The Nigerian economy was the main field which we ploughed, discovering Nigerian stand-offs (a variation of lose-lose Mexican stand-offs) in such well known subjects as power supply, not so much short-circuiting as no-circuiting): revenue allocation and its ugly sister resource control; and the obscure relationship of generator suppliers to refineries, referred to by that favourite Nigerian media expression ‘epileptic. One phrase which was run as a cover story at the newsletter was: ‘The Sector Beneath’. This described the vast hidden network known to economists as the informal economy, a special subject of a colleague Isaac Okorafor, who was later translated to the Central Bank of Nigeria.
The informal economy, although a global phenomenon, is particularly strong in West Africa. When one has been around that part of the world for as long as I have, it tends to be taken for granted, but it is not just the basis for economic survival in otherwise impossible situations, but also helps to sustain one of the best invisible systems of social security in the world.
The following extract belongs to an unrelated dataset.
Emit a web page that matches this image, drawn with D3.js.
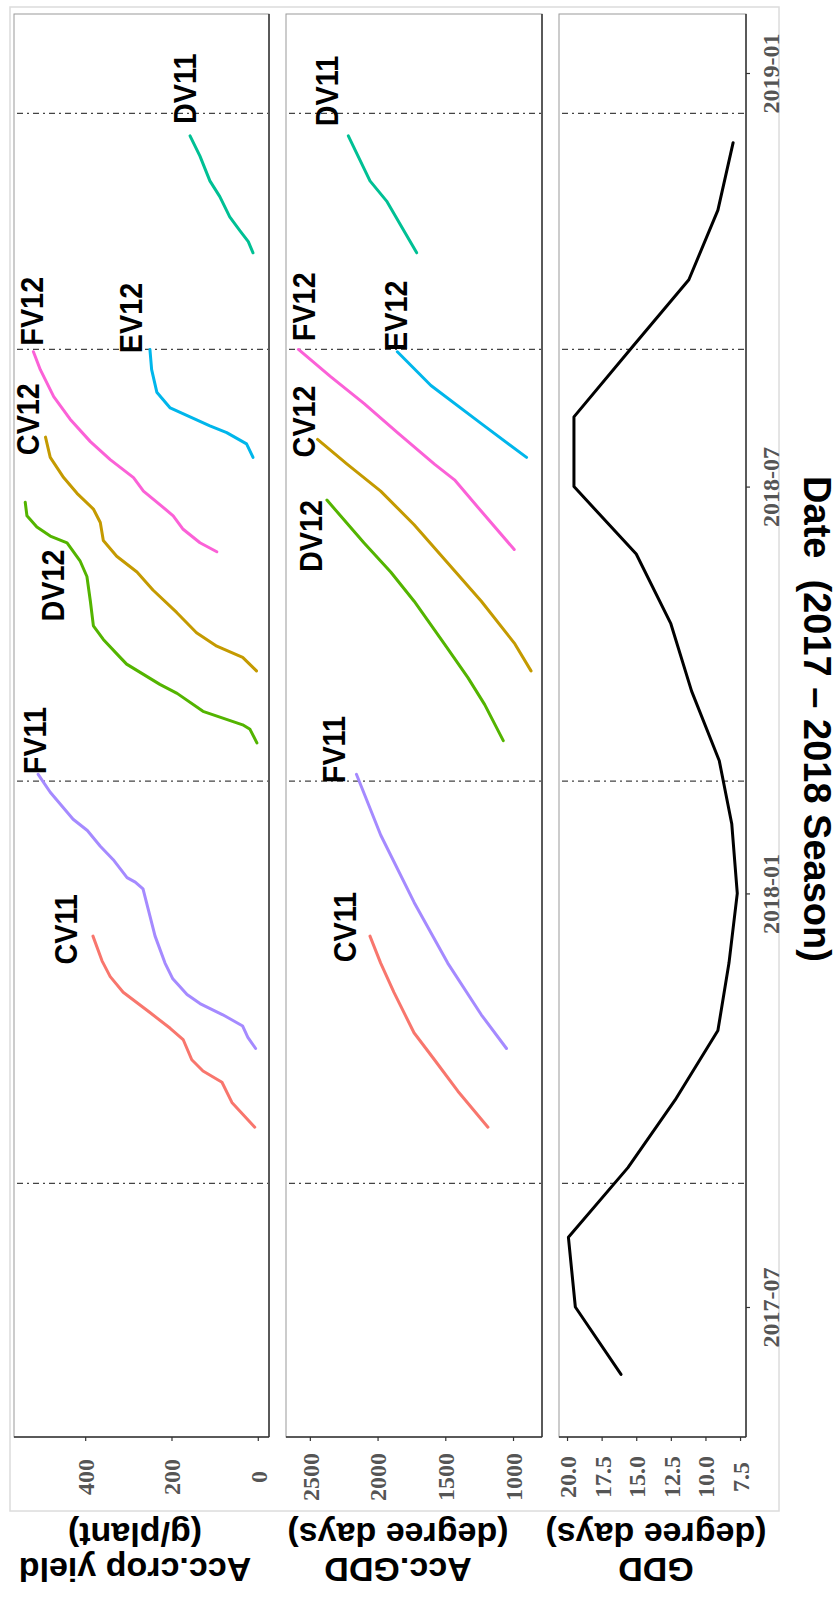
<!DOCTYPE html>
<html>
<head>
<meta charset="utf-8">
<script src="https://cdn.jsdelivr.net/npm/d3@7"></script>
<style>
  html, body { margin: 0; padding: 0; background: #fff; }
</style>
</head>
<body>
<svg id="chart" width="840" height="1598"></svg>
<script>
// ---------- data ----------
const seriesNames  = ["CV11", "CV12", "DV12", "DV11", "EV12", "FV11", "FV12"];
const seriesColors = ["#F8766D", "#C49A00", "#53B400", "#00C094", "#00B6EB", "#A58AFF", "#FB61D7"];

// accumulated crop yield (g/plant) by date
const yieldCV11 = [["2017-09-19",7],["2017-09-30",60],["2017-10-09",83],["2017-10-14",127],["2017-10-19",153],["2017-10-28",173],["2017-11-02",203],["2017-11-09",250],["2017-11-18",312],["2017-11-25",342],["2017-12-02",361],["2017-12-13",382]];
const yieldFV11 = [["2017-10-24",5],["2017-10-29",23],["2017-11-03",35],["2017-11-08",81],["2017-11-13",134],["2017-11-17",164],["2017-11-24",197],["2017-12-01",215],["2017-12-13",238],["2017-12-25",254],["2018-01-03",266],["2018-01-06",284],["2018-01-08",303],["2018-01-16",335],["2018-01-22",365],["2018-01-29",395],["2018-02-03",428],["2018-02-15",481],["2018-02-23",509]];
const yieldDV12 = [["2018-03-09",2],["2018-03-15",18],["2018-03-17",35],["2018-03-23",127],["2018-03-31",187],["2018-04-04",227],["2018-04-13",304],["2018-04-16",319],["2018-04-24",358],["2018-04-30",381],["2018-05-11",388],["2018-05-22",396],["2018-05-29",412],["2018-06-06",442],["2018-06-09",481],["2018-06-13",512],["2018-06-18",535],["2018-06-24",539]];
const yieldCV12 = [["2018-04-10",3],["2018-04-16",35],["2018-04-21",95],["2018-04-27",142],["2018-05-06",188],["2018-05-16",243],["2018-05-24",280],["2018-05-31",327],["2018-06-07",358],["2018-06-15",365],["2018-06-21",381],["2018-06-28",419],["2018-07-05",450],["2018-07-14",481],["2018-07-23",492]];
const yieldFV12 = [["2018-06-02",95],["2018-06-06",134],["2018-06-12",173],["2018-06-18",196],["2018-06-23",227],["2018-06-29",265],["2018-07-05",288],["2018-07-13",342],["2018-07-21",388],["2018-07-31",435],["2018-08-10",473],["2018-08-22",504],["2018-08-30",520]];
const yieldEV12 = [["2018-07-14",11],["2018-07-20",26],["2018-07-25",72],["2018-07-28",111],["2018-08-01",157],["2018-08-05",203],["2018-08-12",234],["2018-08-22",246],["2018-08-31",250]];
const yieldDV11 = [["2018-10-13",11],["2018-10-18",22],["2018-10-23",42],["2018-10-29",65],["2018-11-07",88],["2018-11-14",111],["2018-11-25",134],["2018-12-04",157]];

// accumulated growing degree days by date
const accCV11 = [["2017-09-19",1185],["2017-10-05",1407],["2017-10-19",1580],["2017-10-31",1731],["2017-11-18",1879],["2017-12-01",1977],["2017-12-13",2056]];
const accFV11 = [["2017-10-24",1048],["2017-11-08",1234],["2017-12-01",1482],["2017-12-28",1730],["2018-01-27",1977],["2018-02-23",2156]];
const accDV12 = [["2018-03-10",1072],["2018-03-26",1209],["2018-04-07",1333],["2018-04-22",1507],["2018-05-11",1730],["2018-05-24",1903],["2018-06-06",2101],["2018-06-25",2374]];
const accCV12 = [["2018-04-10",867],["2018-04-22",986],["2018-05-11",1234],["2018-05-28",1482],["2018-06-14",1730],["2018-06-29",1977],["2018-07-11",2225],["2018-07-22",2443]];
const accFV12 = [["2018-06-03",991],["2018-06-20",1234],["2018-07-04",1432],["2018-07-11",1580],["2018-07-25",1853],["2018-08-07",2101],["2018-08-19",2349],["2018-08-31",2584]];
const accEV12 = [["2018-07-14",900],["2018-07-29",1234],["2018-08-15",1606],["2018-08-30",1854]];
const accDV11 = [["2018-10-13",1711],["2018-10-22",1798],["2018-11-05",1933],["2018-11-14",2056],["2018-12-04",2216]];

// monthly mean GDD
const gddMonths = ["2017-06-01","2017-07-01","2017-08-01","2017-09-01","2017-10-01","2017-11-01","2017-12-01","2018-01-01","2018-02-01","2018-03-01","2018-04-01","2018-05-01","2018-06-01","2018-07-01","2018-08-01","2018-09-01","2018-10-01","2018-11-01","2018-12-01"];
const gddValues = [16.1, 19.4, 19.9, 15.6, 12.2, 9.1, 8.3, 7.7, 8.1, 9.0, 11.0, 12.5, 15.0, 19.5, 19.5, 15.3, 11.2, 9.1, 8.0];

// direct labels: date and value where each series name sits
const labelDates = ["2017-12-16","2018-07-31","2018-05-18","2018-12-25","2018-09-14","2018-03-10","2018-09-17"];
const labelYield = [446, 533, 477, 169, 296, 518, 525];
const labelAccDates = ["2017-12-17","2018-07-30","2018-06-09","2018-12-24","2018-09-15","2018-03-06","2018-09-19"];
const labelAcc = [2241, 2544, 2499, 2381, 1871, 2329, 2544];

// season boundaries and axis ticks
const seasonBreaks = ["2017-08-25","2018-02-20","2018-08-31","2018-12-14"];
const dateTicks  = ["2017-07-01","2018-01-01","2018-07-01","2019-01-01"];
const yieldTicks = [0, 200, 400];
const accTicks   = [1000, 1500, 2000, 2500];
const gddTicks   = [7.5, 10, 12.5, 15, 17.5, 20];

// ---------- layout ----------
const parse = d3.timeParse("%Y-%m-%d");
const svg = d3.select("#chart");
const panelTop = 14, panelBottom = 1437;

const t = d3.scaleTime()
  .domain([parse("2017-07-01"), parse("2019-01-01")])
  .range([1307, 73]);

const panels = [
  { x0: 14,  x1: 269, domain: [-26, 565],    ticks: yieldTicks, fmt: d3.format("d"),
    title: ["Acc.crop yield", "(g/plant)"], cx: 135 },
  { x0: 286, x1: 542, domain: [786, 2676],   ticks: accTicks,   fmt: d3.format("d"),
    title: ["Acc.GDD", "(degree days)"], cx: 398 },
  { x0: 559, x1: 746, domain: [7.07, 20.58], ticks: gddTicks,   fmt: d3.format(".1f"),
    title: ["GDD", "(degree days)"], cx: 656 }
];
panels.forEach(p => { p.x = d3.scaleLinear().domain(p.domain).range([p.x1, p.x0]); });

// outer frame
svg.append("rect").attr("x", 10).attr("y", 7).attr("width", 769).attr("height", 1504)
  .attr("fill", "none").attr("stroke", "#dcdcdc").attr("stroke-width", 1.5);

const serifFont = "'Liberation Serif','Times New Roman',serif";
const sansFont = "'Liberation Sans',Arial,Helvetica,sans-serif";

panels.forEach(p => {
  const g = svg.append("g");
  g.append("rect").attr("x", p.x0).attr("y", panelTop).attr("width", p.x1 - p.x0).attr("height", panelBottom - panelTop)
    .attr("fill", "#fff").attr("stroke", "#9a9a9a").attr("stroke-width", 1);
  // darker value-axis and date-axis edges
  g.append("line").attr("x1", p.x1).attr("x2", p.x1).attr("y1", panelTop).attr("y2", panelBottom)
    .attr("stroke", "#333").attr("stroke-width", 1.5);
  g.append("line").attr("x1", p.x0).attr("x2", p.x1).attr("y1", panelBottom).attr("y2", panelBottom)
    .attr("stroke", "#333").attr("stroke-width", 1.5);

  // season boundaries
  g.selectAll("line.brk").data(seasonBreaks).join("line").attr("class", "brk")
    .attr("x1", p.x0 + 3).attr("x2", p.x1 - 1)
    .attr("y1", d => t(parse(d))).attr("y2", d => t(parse(d)))
    .attr("stroke", "#444").attr("stroke-width", 1.3).attr("stroke-dasharray", "6,4,2,4");

  // value axis
  const ax = g.append("g").attr("transform", `translate(0,${panelBottom})`)
    .call(d3.axisBottom(p.x).tickValues(p.ticks).tickFormat(p.fmt).tickSize(4).tickSizeOuter(0));
  ax.select(".domain").remove();
  ax.selectAll(".tick line").attr("stroke", "#333").attr("stroke-width", 1.2);
  ax.selectAll(".tick text")
    .attr("x", 0).attr("y", 0).attr("dy", "0.35em")
    .attr("transform", "translate(0,40) rotate(-90)")
    .attr("text-anchor", "middle")
    .attr("fill", "#555").attr("font-family", serifFont)
    .attr("font-weight", "bold").attr("font-size", 24);

  // axis title, turned upside down
  p.title.forEach((s, i) => {
    const cy = i === 0 ? 1570 : 1535;
    svg.append("text").text(s)
      .attr("transform", `translate(${p.cx},${cy}) rotate(180)`)
      .attr("text-anchor", "middle").attr("dominant-baseline", "central")
      .attr("font-family", sansFont).attr("font-weight", "bold").attr("font-size", 34).attr("fill", "#000");
  });
});

// ---------- series ----------
const yieldSeries = [yieldCV11, yieldCV12, yieldDV12, yieldDV11, yieldEV12, yieldFV11, yieldFV12];
const accSeries   = [accCV11, accCV12, accDV12, accDV11, accEV12, accFV11, accFV12];

function drawSeries(p, list, lDates, lVals) {
  const line = d3.line().x(d => p.x(d[1])).y(d => t(parse(d[0])));
  const g = svg.append("g");
  list.forEach((s, i) => {
    g.append("path").datum(s).attr("d", line)
      .attr("fill", "none").attr("stroke", seriesColors[i])
      .attr("stroke-width", 3).attr("stroke-linejoin", "round").attr("stroke-linecap", "round");
  });
  seriesNames.forEach((n, i) => {
    g.append("text").text(n)
      .attr("transform", `translate(${p.x(lVals[i])},${t(parse(lDates[i]))}) rotate(-90) scale(0.9,1)`)
      .attr("text-anchor", "middle").attr("dominant-baseline", "central")
      .attr("font-family", sansFont).attr("font-weight", "bold").attr("font-size", 32).attr("fill", "#000");
  });
}
drawSeries(panels[0], yieldSeries, labelDates, labelYield);
drawSeries(panels[1], accSeries, labelAccDates, labelAcc);

// monthly GDD
const gddLine = d3.line().x((d, i) => panels[2].x(gddValues[i])).y(d => t(parse(d)));
svg.append("path").datum(gddMonths).attr("d", gddLine)
  .attr("fill", "none").attr("stroke", "#000").attr("stroke-width", 3)
  .attr("stroke-linejoin", "round").attr("stroke-linecap", "round");

// ---------- date axis ----------
const dax = svg.append("g").attr("transform", `translate(${panels[2].x1},0)`)
  .call(d3.axisRight(t).tickValues(dateTicks.map(parse)).tickFormat(d3.timeFormat("%Y-%m")).tickSize(4).tickSizeOuter(0));
dax.select(".domain").remove();
dax.selectAll(".tick line").attr("stroke", "#333").attr("stroke-width", 1.2);
dax.selectAll(".tick text")
  .attr("x", 0).attr("y", 0).attr("dy", "0.35em")
  .attr("transform", "translate(25,0) rotate(-90)")
  .attr("text-anchor", "middle")
  .attr("fill", "#555").attr("font-family", serifFont)
  .attr("font-weight", "bold").attr("font-size", 24);

svg.append("text").text("Date\u00a0 (2017 \u2013 2018 Season)")
  .attr("transform", "translate(817,719) rotate(90)")
  .attr("text-anchor", "middle").attr("dominant-baseline", "central")
  .attr("font-family", sansFont).attr("font-weight", "bold").attr("font-size", 38).attr("fill", "#000");
</script>
</body>
</html>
As an economic layman myself, I am still bemused at the inability of economic analysts to take into account the imponderable effect that it has on the reliability of statistics. In Africa, many people have told me it is much more prevalent in the whole of the western side of the continent stretching from Mauritania and Senegal down to the Congo (which operates almost entirely in the informal sector). Eastern and Southern Africa, and above all the great hegemon South Africa have attempted to have more ordered economies and even, dare one day it, a more structured approach to tax which many in West Africa, as for example in Lagos, are trying to change, not least because of the need to bring the countries of the region more into alignment with the globalised (or globalising) economy and the encourage grassroots development by ‘banking’ the ‘unbanked’.
I have been thinking recently quite a lot about of Business Confidential and my early days in Icon house, that thirteen-story building covered in flaking blue mosaic, on Idejo St, Victoria Island and the way in which we contrived to put a new form of business journalism together. Funnily enough, it came from reading a book called Dreams of a Patriot, which I was to review at a launch in a basement near Liverpool Street. The author Oluneye Oluwole, herself originally a geographer with a smart awareness of geo-politics, titled each chapter as different sorts of dreams, and, at the beginning of each, cited a number of salient quotes. One, I used in my review, came surprisingly, from US President Theodore (Teddy) Roosevelt whom I had always dismissed as one of the first American imperialists and builder of the Panama Canal. She quotes him thus: “Labour is prior to, an independent of capital. Capital is only the fruit of labour and could never have existed if labour had not existed. Labour is superior to capital and deserves much higher consideration.”
To me this looks like a lucid demonstration of Karl Marx’s ‘labour theory of value’. So very far from Icon House in 2001. Now I know that Marx became seriously out of fashion with the collapse of the Soviet Union’s version of communism towards the end of the last century. He was seriously erratic in his predictions such as the coming “dictatorship of the proletariat” to be followed by “the withering away of the state”. But his broader idea that history needs to be seen in the grand sweep of economic movements has surprising vitality, especially at this time when capitalism itself is perceived as being in crisis. A subject, I suspect, to return to.